To project agricultural ecologies and food production in these Asian regions, it is necessary to consider not just hydro-meteorological conditions but also causes inhibiting the growth of crops. For example, rice production declines because of insect pests even if the natural (atmospheric) environment is sufficient. Rice blast, which occurs in Japan, is a representative example. Also, small brown planthoppers (Laodelphax striatellus) are known to carry a virus that causes rice plant sheath blight disease. Furthermore, much of the carbon-containing organic matter in soil in which rice is planted is decomposed by the activities of soil microorganisms, and a great portion of nitrogen found in soil is in ammonia form, which renders it inorganic through the removal of carbon. As a result, the amount of nitrogen in arable land has a critical effect on the yield and quality of rice crops. The rate of nitrogen’s mineralizing activity is determined by temperature, pH, moisture, and the type of soil. It will be greatly affected by global warming (Nishimori 2007).

5 Conclusion

To summarize the discussion above, in Japan a rise in temperature of up to 3 °C will reduce the risk of cold-weather damage and increase biomass due to the CO2 fertilization effect, especially in northern parts of the country, the main cultivated areas for rice. Thus, it is expected that the rice production of Japan would continuously increase. However, there is concern about the quality of rice and crop yield if the rise in temperature is extremely high. Also, research in Southeast Asia has raised worries about the negative effects of climate change on rice cultivation in regions such as northeastern Thailand and the Mekong Delta of Vietnam, which strongly depend on the water environment.

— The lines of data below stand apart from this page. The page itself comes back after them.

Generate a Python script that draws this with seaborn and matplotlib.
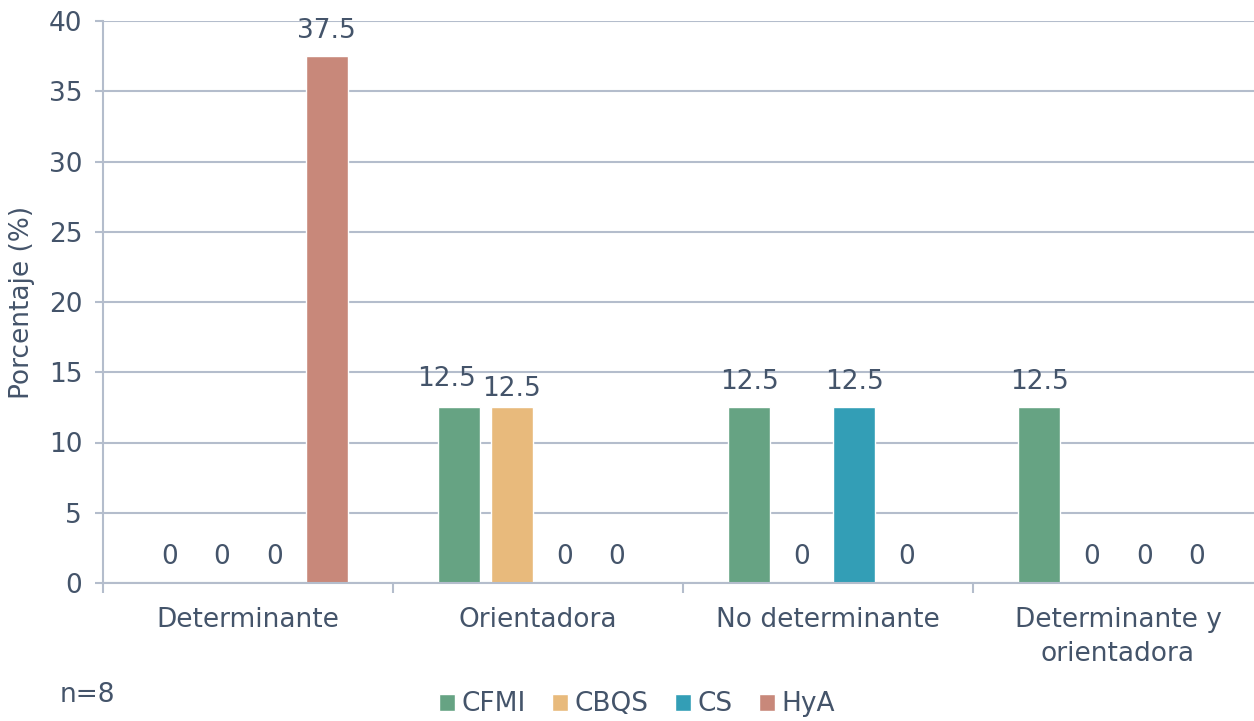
import pandas as pd
import numpy as np
import matplotlib.pyplot as plt
import seaborn as sns

# Datos
categorias = ['Determinante', 'Orientadora', 'No determinante', 'Determinante y\norientadora']
series = ['CFMI', 'CBQS', 'CS', 'HyA']
cfmi = [0, 12.5, 12.5, 12.5]
cbqs = [0, 12.5, 0, 0]
cs = [0, 0, 12.5, 0]
hya = [37.5, 0, 0, 0]
colores = ['#66A383', '#E8BA7C', '#339EB6', '#C8887A']

valores = {'CFMI': cfmi, 'CBQS': cbqs, 'CS': cs, 'HyA': hya}
df = pd.DataFrame([
    {'Categoria': c, 'Serie': s, 'Porcentaje': valores[s][i]}
    for s in series for i, c in enumerate(categorias)
])

txt = '#44546A'
grid_c = '#B4BDCC'
fs = 19

sns.set_theme(style='white')
plt.rcParams['font.family'] = ['DejaVu Sans']

fig = plt.figure(figsize=(12.54, 7.21), dpi=100)
ax = fig.add_axes([103 / 1254, 1 - 583 / 721, 1160 / 1254, 562 / 721])

sns.barplot(data=df, x='Categoria', y='Porcentaje', hue='Serie',
            order=categorias, hue_order=series, palette=colores,
            width=0.724, gap=0.2, saturation=1, ax=ax, legend=True)

etiquetas = []
for cont in ax.containers:
    etiquetas.append(ax.bar_label(cont, fmt='%g', padding=9, fontsize=fs, color=txt))

# separar las dos etiquetas de 12.5 en "Orientadora" como en el original
etiquetas[0][1].xyann = (-9, 11)
etiquetas[1][1].xyann = (0, 4)

ax.set_ylim(0, 40)
ax.set_yticks(np.arange(0, 41, 5))
ax.set_xlim(-0.5, 3.5)
ax.grid(axis='y', color=grid_c, linewidth=1.5)
ax.set_axisbelow(True)
for s in ['top', 'right']:
    ax.spines[s].set_visible(False)
for s in ['left', 'bottom']:
    ax.spines[s].set_color(grid_c)
    ax.spines[s].set_linewidth(1.5)

ax.tick_params(axis='y', length=6, width=1.5, color=grid_c, pad=9,
               labelsize=fs, labelcolor=txt, left=True)
ax.set_xticks([-0.5, 0.5, 1.5, 2.5, 3.5], minor=True)
ax.tick_params(axis='x', which='minor', length=7, width=1.5, color=grid_c, bottom=True)
ax.tick_params(axis='x', which='major', length=0, pad=17, labelsize=fs, labelcolor=txt)
for lbl in ax.get_xticklabels():
    lbl.set_linespacing(1.4)

ax.set_xlabel('')
ax.set_ylabel('Porcentaje (%)', fontsize=fs, color=txt, labelpad=10)

handles, labels = ax.get_legend_handles_labels()
ax.get_legend().remove()
fig.legend(handles, labels, loc='lower center', bbox_to_anchor=(0.508, -0.028),
           ncol=4, frameon=False, fontsize=fs, labelcolor=txt,
           handlelength=0.6, handleheight=0.6, handletextpad=0.25,
           columnspacing=1.0)

fig.text(60 / 1254, 1 - 695 / 721, 'n=8', fontsize=fs, color=txt, va='center')

plt.savefig('out.png', dpi=100)
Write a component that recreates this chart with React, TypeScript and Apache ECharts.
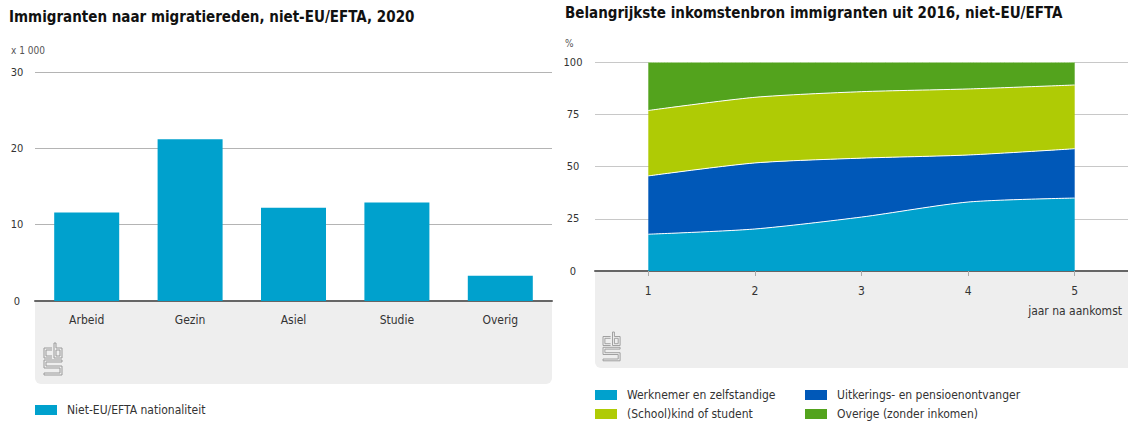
import React, { useEffect, useRef } from "react";
import * as echarts from "echarts";

const barCategories = ["Arbeid", "Gezin", "Asiel", "Studie", "Overig"];
const barValues = [11.6, 21.2, 12.2, 12.9, 3.3];
const barTicks = [0, 10, 20, 30];

const years = ["1", "2", "3", "4", "5"];
const werknemer = [17.6, 20.1, 25.8, 33.0, 34.9];
const uitkering = [27.9, 31.6, 28.2, 22.5, 23.6];
const school = [31.3, 31.4, 31.8, 31.6, 30.5];
const overige = [23.2, 16.9, 14.2, 12.9, 11.0];

const FONT = "'DejaVu Sans Condensed', 'Liberation Sans Narrow', 'Roboto', sans-serif";
const C_LB = "#00a1cd";
const C_DB = "#0058b8";
const C_YG = "#afcb05";
const C_GR = "#53a31d";

const cbsPath =
  "M8 5 H0 V15 H8 M8 7 H2 V13 H8 " +
  "M10 0 H12 V5 H18 V15 H10 Z M12 7 H16 V13 H12 Z " +
  "M18 17 H0 V25 H16 V30 H0 V32 H18 V23 H2 V19 H18 Z";

let registered = false;
function registerLogo() {
  if (registered) return;
  registered = true;
  const Logo = (echarts.graphic as any).extendPath(cbsPath, {});
  (echarts.graphic as any).registerShape("cbslogo", Logo);
}

export default function App() {
  const ref = useRef<HTMLDivElement>(null);
  useEffect(() => {
    if (!ref.current) return;
    registerLogo();
    const chart = echarts.init(ref.current, null, { renderer: "svg" });
    const legendText = { fontFamily: FONT, fontSize: 12, color: "#333", padding: [0, 0, 0, 5] };
    const logoStyle = { stroke: "#9a9a9a", fill: "none", lineWidth: 1 };
    const leg = (left: number, top: number, name: string) => ({
      left,
      top,
      padding: 0,
      itemWidth: 22,
      itemHeight: 10,
      icon: "rect",
      data: [name],
      textStyle: legendText,
    });
    chart.setOption({
      animation: false,
      textStyle: { fontFamily: FONT },
      title: [
        {
          text: "Immigranten naar migratiereden, niet-EU/EFTA, 2020",
          left: 9,
          top: 9,
          padding: 0,
          textStyle: { fontFamily: FONT, fontSize: 15, fontWeight: "bold", color: "#111" },
        },
        {
          text: "Belangrijkste inkomstenbron immigranten uit 2016, niet-EU/EFTA",
          left: 565,
          top: 5,
          padding: 0,
          textStyle: { fontFamily: FONT, fontSize: 15, fontWeight: "bold", color: "#111" },
        },
      ],
      graphic: [
        { type: "rect", z: -10, shape: { x: 35, y: 302, width: 517, height: 82, r: [0, 0, 6, 6] }, style: { fill: "#eeeeee" } },
        { type: "rect", z: -10, shape: { x: 595, y: 272, width: 540, height: 96, r: [0, 0, 0, 6] }, style: { fill: "#eeeeee" } },
        { type: "text", left: 11, top: 45, style: { text: "x 1 000", fontFamily: FONT, fontSize: 10, fill: "#555" } },
        { type: "text", left: 565, top: 38, style: { text: "%", fontFamily: FONT, fontSize: 10, fill: "#555" } },
        { type: "text", x: 1122, y: 311, style: { text: "jaar na aankomst", fontFamily: FONT, fontSize: 12, fill: "#333", align: "right", verticalAlign: "middle" } },
        { type: "cbslogo", x: 44, y: 343, style: logoStyle },
        { type: "cbslogo", x: 603, y: 332, scaleX: 0.95, scaleY: 0.9, style: logoStyle },
      ],
      legend: [
        leg(35, 404, "Niet-EU/EFTA nationaliteit"),
        leg(595, 389, "Werknemer en zelfstandige"),
        leg(805, 389, "Uitkerings- en pensioenontvanger"),
        leg(595, 408, "(School)kind of student"),
        leg(805, 408, "Overige (zonder inkomen)"),
      ],
      grid: [
        { left: 35, top: 72, width: 517, height: 229 },
        { left: 595, top: 62, width: 533, height: 209 },
      ],
      xAxis: [
        {
          gridIndex: 0,
          type: "category",
          data: barCategories,
          axisLine: { lineStyle: { color: "#666", width: 2 } },
          axisTick: { show: false },
          axisLabel: { margin: 13, fontFamily: FONT, fontSize: 12, color: "#333" },
        },
        {
          gridIndex: 1,
          type: "category",
          data: years,
          boundaryGap: true,
          axisLine: { lineStyle: { color: "#666", width: 2 } },
          axisTick: { show: true, alignWithLabel: true, length: 5, lineStyle: { color: "#aaa" } },
          axisLabel: { margin: 14, fontFamily: FONT, fontSize: 12, color: "#333" },
        },
      ],
      yAxis: [
        {
          gridIndex: 0,
          type: "value",
          min: barTicks[0],
          max: barTicks[barTicks.length - 1],
          interval: 10,
          axisLine: { show: false },
          axisTick: { show: false },
          splitLine: { lineStyle: { color: "#b4b4b4", width: 1 } },
          axisLabel: { align: "center", margin: 18, fontFamily: FONT, fontSize: 11, color: "#333" },
        },
        {
          gridIndex: 1,
          type: "value",
          min: 0,
          max: 100,
          interval: 25,
          axisLine: { show: false },
          axisTick: { show: false },
          splitLine: { lineStyle: { color: "#c8c8c8", width: 1 } },
          axisLabel: { align: "center", margin: 22, fontFamily: FONT, fontSize: 11, color: "#333" },
        },
      ],
      series: [
        {
          name: "Niet-EU/EFTA nationaliteit",
          type: "bar",
          xAxisIndex: 0,
          yAxisIndex: 0,
          data: barValues,
          barWidth: 65,
          itemStyle: { color: C_LB },
        },
        ...[
          ["Werknemer en zelfstandige", werknemer, C_LB],
          ["Uitkerings- en pensioenontvanger", uitkering, C_DB],
          ["(School)kind of student", school, C_YG],
          ["Overige (zonder inkomen)", overige, C_GR],
        ].map(([name, data, color]) => ({
          name,
          type: "line",
          xAxisIndex: 1,
          yAxisIndex: 1,
          stack: "total",
          data,
          smooth: 0.25,
          symbol: "none",
          itemStyle: { color },
          lineStyle: { color: "#ffffff", width: 1 },
          areaStyle: { color, opacity: 1 },
          z: 3,
        })),
      ],
    });
    return () => chart.dispose();
  }, []);
  return (
    <div
      ref={ref}
      style={{ position: "fixed", left: 0, top: 0, width: 1128, height: 423, background: "#fff" }}
    />
  );
}
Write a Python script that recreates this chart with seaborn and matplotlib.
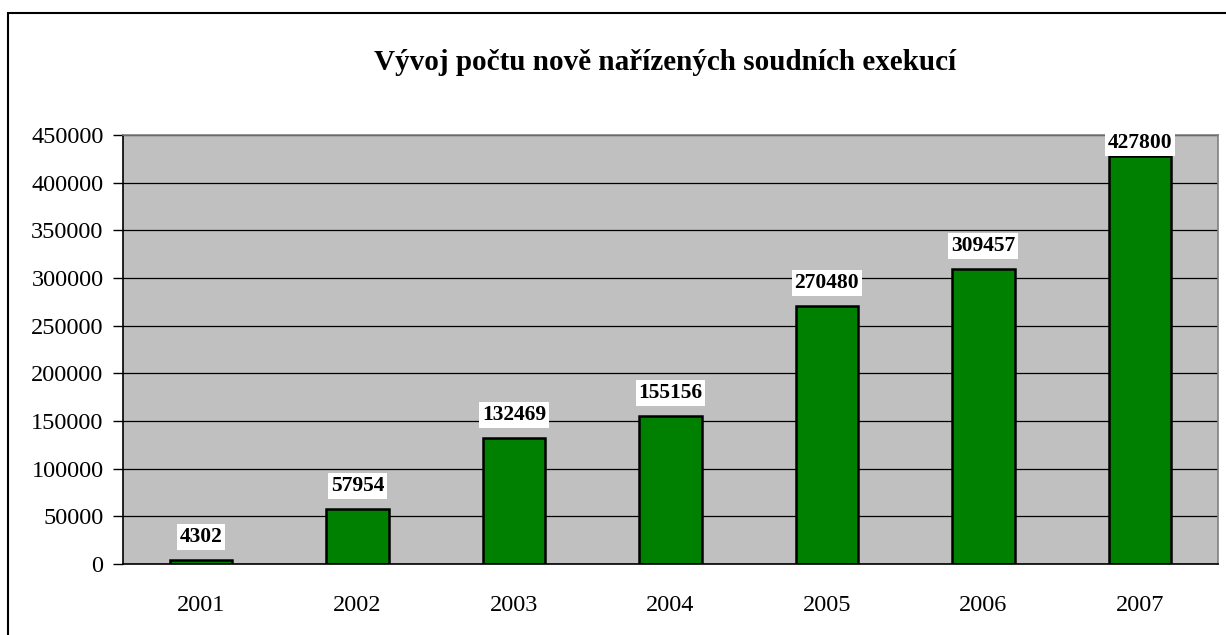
import pandas as pd
import matplotlib.pyplot as plt
import seaborn as sns
from matplotlib.patches import Rectangle

roky = ['2001', '2002', '2003', '2004', '2005', '2006', '2007']
exekuce = [4302, 57954, 132469, 155156, 270480, 309457, 427800]

df = pd.DataFrame({'rok': roky, 'pocet': exekuce})

sns.set_style('white')
plt.rcParams['font.family'] = ['Liberation Serif', 'DejaVu Serif']
plt.rcParams['text.color'] = 'black'
plt.rcParams['xtick.color'] = 'black'
plt.rcParams['ytick.color'] = 'black'

fig = plt.figure(figsize=(12.26, 6.35), dpi=100)
ax = fig.add_axes([0.1003, 0.1118, 0.8932, 0.6756])
ax.set_facecolor('#C0C0C0')

sns.barplot(data=df, x='rok', y='pocet', color='#008000', edgecolor='black',
            linewidth=1.8, width=0.4, saturation=1, ax=ax)

ax.set_ylim(0, 450000)
ax.set_xlim(-0.5, 6.5)
ax.set_yticks(range(0, 450001, 50000))
ax.yaxis.grid(True, color='black', linewidth=0.9)
ax.set_axisbelow(True)

ax.set_xticks([i - 0.5 for i in range(8)], minor=True)
ax.tick_params(axis='x', which='major', length=0, pad=22, labelsize=17.5)
ax.tick_params(axis='x', which='minor', length=7, width=1, color='black', direction='out')
ax.tick_params(axis='y', length=7, width=1, color='black', direction='out', pad=7, labelsize=17.5)
ax.tick_params(left=True, bottom=True)

for s in ['left', 'bottom']:
    ax.spines[s].set_color('black')
    ax.spines[s].set_linewidth(1.2)
for s in ['top', 'right']:
    ax.spines[s].set_color('#808080')
    ax.spines[s].set_linewidth(1.2)

ax.set_xlabel('')
ax.set_ylabel('')

for i, v in enumerate(exekuce):
    y = min(v + 24000, 441600)
    ax.text(i, y, str(v), ha='center', va='center', fontsize=15.5, fontweight='bold',
            color='black', bbox=dict(facecolor='white', edgecolor='none', pad=2))

fig.text(0.5425, 0.902, 'Vývoj počtu nově nařízených soudních exekucí', ha='center',
         va='center', fontsize=21, fontweight='bold', color='black')

fig.patches.append(Rectangle((8 / 1226, -0.1), 1.2, 1.1 - 13 / 635, transform=fig.transFigure,
                             fill=False, edgecolor='black', linewidth=1.5))

fig.savefig('out.png', dpi=100)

In general, agriculture around the world depends on the amount of rainfall, and water is essential for agriculture. Of course, water is necessary not just for agriculture but also for drinking and other wide-ranging aspects of human society, including industry. This resource is itself on the verge of crisis due to climate change and numerous political and economic issues. It is said that “the twenty-first century is the century of water.” From our discussion above, the same can be said about agricultural and food issues around the world, especially in the Monsoon Asia region. In short, the twenty-first century is “the century of agriculture.”